Every line from the one with "Write the Observable" to the one with "0.578, y: 28.42", including those two, is to be copied exactly; all other lines of the entries below are left out.
══ Record excerpts
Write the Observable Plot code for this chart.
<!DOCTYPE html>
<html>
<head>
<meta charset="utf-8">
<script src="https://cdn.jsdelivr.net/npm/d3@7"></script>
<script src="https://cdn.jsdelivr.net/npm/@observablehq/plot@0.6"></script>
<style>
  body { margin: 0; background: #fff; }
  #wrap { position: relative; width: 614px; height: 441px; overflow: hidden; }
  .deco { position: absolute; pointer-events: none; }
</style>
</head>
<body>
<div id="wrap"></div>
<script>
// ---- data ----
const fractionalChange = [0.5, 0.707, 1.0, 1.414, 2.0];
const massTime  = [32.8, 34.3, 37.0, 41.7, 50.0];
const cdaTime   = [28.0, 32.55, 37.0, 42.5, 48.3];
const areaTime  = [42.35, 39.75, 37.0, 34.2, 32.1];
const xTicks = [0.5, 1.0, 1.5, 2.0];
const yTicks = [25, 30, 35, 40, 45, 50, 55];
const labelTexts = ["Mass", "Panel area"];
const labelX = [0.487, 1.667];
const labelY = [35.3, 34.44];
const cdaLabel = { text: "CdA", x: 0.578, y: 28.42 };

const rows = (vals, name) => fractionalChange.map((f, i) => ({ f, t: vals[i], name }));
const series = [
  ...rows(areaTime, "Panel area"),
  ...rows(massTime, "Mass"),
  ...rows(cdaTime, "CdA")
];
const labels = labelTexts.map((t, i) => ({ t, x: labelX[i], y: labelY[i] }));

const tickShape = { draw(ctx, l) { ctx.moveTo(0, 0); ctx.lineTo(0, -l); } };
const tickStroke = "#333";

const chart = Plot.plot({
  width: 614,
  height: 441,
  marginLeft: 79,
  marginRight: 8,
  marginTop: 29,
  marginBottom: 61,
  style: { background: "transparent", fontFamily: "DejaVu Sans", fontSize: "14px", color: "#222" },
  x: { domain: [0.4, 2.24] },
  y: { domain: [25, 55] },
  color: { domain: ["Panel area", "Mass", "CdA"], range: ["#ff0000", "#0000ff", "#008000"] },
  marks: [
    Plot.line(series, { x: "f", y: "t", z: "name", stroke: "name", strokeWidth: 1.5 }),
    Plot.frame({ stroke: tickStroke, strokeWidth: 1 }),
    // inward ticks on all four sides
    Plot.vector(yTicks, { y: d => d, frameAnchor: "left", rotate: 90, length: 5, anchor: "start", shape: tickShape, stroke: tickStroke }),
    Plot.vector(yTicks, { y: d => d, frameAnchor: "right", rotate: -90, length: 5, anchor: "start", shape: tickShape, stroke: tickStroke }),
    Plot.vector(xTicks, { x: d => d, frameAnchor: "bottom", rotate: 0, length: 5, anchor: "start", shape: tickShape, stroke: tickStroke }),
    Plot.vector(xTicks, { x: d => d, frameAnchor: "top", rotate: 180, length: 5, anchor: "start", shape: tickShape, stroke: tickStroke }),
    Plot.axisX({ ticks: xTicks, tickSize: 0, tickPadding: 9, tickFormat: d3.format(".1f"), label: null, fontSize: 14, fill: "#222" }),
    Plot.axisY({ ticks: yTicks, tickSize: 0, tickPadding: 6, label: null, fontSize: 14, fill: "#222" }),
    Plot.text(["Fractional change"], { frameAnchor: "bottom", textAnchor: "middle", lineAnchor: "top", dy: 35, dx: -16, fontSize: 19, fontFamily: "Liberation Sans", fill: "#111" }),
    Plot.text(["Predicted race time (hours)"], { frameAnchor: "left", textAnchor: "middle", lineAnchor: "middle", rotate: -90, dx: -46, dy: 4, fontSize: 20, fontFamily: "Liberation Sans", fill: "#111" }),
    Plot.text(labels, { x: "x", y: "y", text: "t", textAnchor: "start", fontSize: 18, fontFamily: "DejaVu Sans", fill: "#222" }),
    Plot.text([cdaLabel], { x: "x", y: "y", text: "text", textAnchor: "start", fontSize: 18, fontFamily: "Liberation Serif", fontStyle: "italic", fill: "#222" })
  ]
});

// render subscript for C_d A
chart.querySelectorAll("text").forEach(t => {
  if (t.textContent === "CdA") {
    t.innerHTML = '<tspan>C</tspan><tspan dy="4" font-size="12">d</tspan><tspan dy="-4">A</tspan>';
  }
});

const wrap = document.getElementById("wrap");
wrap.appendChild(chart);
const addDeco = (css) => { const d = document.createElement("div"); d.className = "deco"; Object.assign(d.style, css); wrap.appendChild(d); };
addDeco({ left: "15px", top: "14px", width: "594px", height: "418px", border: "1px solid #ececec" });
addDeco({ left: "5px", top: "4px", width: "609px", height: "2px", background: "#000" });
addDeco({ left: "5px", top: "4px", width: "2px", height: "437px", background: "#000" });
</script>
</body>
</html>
════
══ Record excerpts
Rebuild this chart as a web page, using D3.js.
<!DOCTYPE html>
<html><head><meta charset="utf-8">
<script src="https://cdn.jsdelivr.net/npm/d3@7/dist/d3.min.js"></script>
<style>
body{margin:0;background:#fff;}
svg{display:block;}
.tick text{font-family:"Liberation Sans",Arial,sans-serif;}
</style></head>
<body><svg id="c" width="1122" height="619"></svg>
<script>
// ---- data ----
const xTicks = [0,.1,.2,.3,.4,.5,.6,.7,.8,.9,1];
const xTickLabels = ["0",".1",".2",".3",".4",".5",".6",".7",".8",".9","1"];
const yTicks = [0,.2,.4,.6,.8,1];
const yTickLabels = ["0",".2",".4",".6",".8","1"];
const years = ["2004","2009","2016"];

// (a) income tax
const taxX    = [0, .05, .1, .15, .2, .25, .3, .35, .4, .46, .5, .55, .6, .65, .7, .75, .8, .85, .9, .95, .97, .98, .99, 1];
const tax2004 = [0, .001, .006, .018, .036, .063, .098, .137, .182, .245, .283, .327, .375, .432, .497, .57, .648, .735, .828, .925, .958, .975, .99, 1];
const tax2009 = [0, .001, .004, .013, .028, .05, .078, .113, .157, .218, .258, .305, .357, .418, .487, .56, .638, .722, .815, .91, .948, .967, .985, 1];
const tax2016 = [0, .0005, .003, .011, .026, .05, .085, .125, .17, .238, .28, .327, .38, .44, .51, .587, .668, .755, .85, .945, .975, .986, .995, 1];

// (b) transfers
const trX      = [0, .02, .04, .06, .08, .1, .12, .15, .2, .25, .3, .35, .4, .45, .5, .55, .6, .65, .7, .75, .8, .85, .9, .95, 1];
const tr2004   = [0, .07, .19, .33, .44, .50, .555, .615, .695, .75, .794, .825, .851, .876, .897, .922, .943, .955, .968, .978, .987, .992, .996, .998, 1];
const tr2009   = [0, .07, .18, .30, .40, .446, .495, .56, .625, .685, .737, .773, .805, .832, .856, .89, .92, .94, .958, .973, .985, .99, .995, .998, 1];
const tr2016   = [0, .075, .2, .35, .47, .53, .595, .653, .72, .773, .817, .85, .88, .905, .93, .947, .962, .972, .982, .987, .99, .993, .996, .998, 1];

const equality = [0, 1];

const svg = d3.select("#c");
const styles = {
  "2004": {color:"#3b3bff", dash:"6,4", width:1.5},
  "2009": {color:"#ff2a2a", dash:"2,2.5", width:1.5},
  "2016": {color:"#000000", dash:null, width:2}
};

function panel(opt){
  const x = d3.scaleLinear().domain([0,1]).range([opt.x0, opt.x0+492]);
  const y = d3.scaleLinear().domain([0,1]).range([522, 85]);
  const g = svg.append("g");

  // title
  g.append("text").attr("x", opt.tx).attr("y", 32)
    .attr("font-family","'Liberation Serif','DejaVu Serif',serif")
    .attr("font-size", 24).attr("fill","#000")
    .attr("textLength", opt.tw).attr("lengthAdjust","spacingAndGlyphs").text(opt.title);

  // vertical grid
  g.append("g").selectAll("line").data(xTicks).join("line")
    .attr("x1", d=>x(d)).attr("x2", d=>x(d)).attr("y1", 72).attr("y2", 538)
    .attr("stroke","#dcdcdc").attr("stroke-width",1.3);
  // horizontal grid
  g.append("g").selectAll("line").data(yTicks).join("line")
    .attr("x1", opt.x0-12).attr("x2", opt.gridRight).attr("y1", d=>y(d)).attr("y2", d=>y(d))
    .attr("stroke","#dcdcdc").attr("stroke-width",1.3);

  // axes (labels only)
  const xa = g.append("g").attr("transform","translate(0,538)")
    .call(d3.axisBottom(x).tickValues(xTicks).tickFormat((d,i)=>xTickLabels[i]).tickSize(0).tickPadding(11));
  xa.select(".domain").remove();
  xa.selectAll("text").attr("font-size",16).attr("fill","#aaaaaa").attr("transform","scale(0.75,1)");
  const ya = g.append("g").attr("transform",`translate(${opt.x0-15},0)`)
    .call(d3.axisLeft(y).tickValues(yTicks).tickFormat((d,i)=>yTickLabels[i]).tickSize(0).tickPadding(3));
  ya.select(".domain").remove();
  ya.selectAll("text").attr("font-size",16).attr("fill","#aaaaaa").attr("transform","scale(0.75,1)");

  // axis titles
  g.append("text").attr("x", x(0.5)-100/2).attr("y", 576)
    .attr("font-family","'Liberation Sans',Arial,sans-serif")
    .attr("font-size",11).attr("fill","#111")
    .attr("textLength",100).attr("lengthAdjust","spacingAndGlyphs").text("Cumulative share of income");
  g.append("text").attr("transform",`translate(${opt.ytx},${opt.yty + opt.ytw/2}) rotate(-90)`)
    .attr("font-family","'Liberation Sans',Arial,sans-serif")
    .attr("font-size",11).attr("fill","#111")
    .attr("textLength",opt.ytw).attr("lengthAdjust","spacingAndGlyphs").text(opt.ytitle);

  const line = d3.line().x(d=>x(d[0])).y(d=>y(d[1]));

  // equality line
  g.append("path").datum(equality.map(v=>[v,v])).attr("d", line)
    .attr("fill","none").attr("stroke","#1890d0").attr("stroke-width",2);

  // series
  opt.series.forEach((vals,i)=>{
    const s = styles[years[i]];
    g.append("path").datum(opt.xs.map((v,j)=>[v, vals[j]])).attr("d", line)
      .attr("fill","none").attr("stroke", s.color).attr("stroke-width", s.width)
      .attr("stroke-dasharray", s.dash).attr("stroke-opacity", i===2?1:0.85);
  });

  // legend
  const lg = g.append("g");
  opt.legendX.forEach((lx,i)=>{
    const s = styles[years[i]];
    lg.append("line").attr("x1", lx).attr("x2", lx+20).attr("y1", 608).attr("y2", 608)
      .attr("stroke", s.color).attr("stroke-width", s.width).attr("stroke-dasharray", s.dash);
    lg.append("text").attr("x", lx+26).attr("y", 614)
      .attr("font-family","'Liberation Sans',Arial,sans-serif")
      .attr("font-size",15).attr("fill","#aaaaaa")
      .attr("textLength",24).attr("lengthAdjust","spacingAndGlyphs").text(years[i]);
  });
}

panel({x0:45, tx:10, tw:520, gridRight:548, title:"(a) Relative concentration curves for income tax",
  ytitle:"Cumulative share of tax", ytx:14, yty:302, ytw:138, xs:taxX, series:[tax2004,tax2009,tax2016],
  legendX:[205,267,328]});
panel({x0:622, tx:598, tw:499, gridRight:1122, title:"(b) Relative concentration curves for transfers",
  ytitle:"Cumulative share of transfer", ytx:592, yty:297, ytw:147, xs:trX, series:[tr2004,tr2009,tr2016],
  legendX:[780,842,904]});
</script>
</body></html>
════
Result for this exercise
Write the Observable Plot code for this chart.
<!DOCTYPE html>
<html>
<head>
<meta charset="utf-8">
<script src="https://cdn.jsdelivr.net/npm/d3@7"></script>
<script src="https://cdn.jsdelivr.net/npm/@observablehq/plot@0.6"></script>
<style>
  body { margin: 0; background: #fff; }
  #wrap { position: relative; width: 614px; height: 441px; overflow: hidden; }
  .deco { position: absolute; pointer-events: none; }
</style>
</head>
<body>
<div id="wrap"></div>
<script>
// ---- data ----
const fractionalChange = [0.5, 0.707, 1.0, 1.414, 2.0];
const massTime  = [32.8, 34.3, 37.0, 41.7, 50.0];
const cdaTime   = [28.0, 32.55, 37.0, 42.5, 48.3];
const areaTime  = [42.35, 39.75, 37.0, 34.2, 32.1];
const xTicks = [0.5, 1.0, 1.5, 2.0];
const yTicks = [25, 30, 35, 40, 45, 50, 55];
const labelTexts = ["Mass", "Panel area"];
const labelX = [0.487, 1.667];
const labelY = [35.3, 34.44];
const cdaLabel = { text: "CdA", x: 0.578, y: 28.42 };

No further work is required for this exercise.